Customer referrals and the business matching services offered by the Hong Kong Trade Development Council are additional ways the company acquires new clients.
Wai Tat has developed a strong reputation over the years for being able to successfully handle challenging jobs that other firms cannot. "We don't reject difficult orders because they force us to do better and help us improve the image of our company," Ms Chung explains.
For example, she recalls an OEM order in 2004 for 800,000 boxes that required the firm to design a series of plastic watch boxes that could fit together in an interlocking, stackable fashion, much like Lego toys.
Prototypes were fashioned again and again, only to be discarded. "The idea was to make each box join to another box by making them click into place," Ms Chung says. "Our technicians spent two weeks designing and regulating the tooling so that the boxes would do that perfectly."
She believes the company will have an especially good year in 2008 because of new orders related to China's hosting of the Olympic Games in Beijing. "We think there will be a lot of demand for watch and jewellery boxes, pen boxes and other souvenirs," Ms Chung predicts.
Looking ahead, she says Wai Tat plans to increase production of watch stands and store displays. "We're putting more emphasis on this because it's a high value-added product, and we would like to double our production to 20% of our total business," Ms Chung says, adding that jewellery and pen boxes are two other areas in which the company expects to step up production.

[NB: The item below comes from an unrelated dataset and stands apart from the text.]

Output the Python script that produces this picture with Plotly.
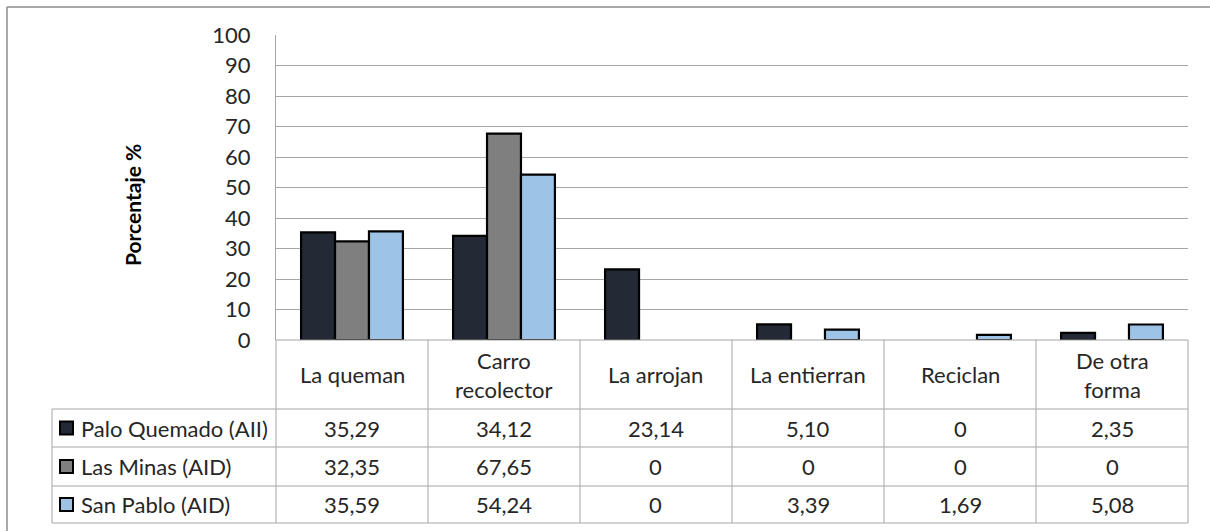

Most of all, Wai Tat wants to continue to offer its customers more choices and more variety than anyone else. "Our aim is to satisfy our customers by providing good service, good quality and speedy delivery - even if we spend more money and time than we expected," says Ms Chung.
By maintaining its high-quality appeal and forward-thinking outlook, Wai Tat is poised to produce more professional packaging and enjoy a prosperous future.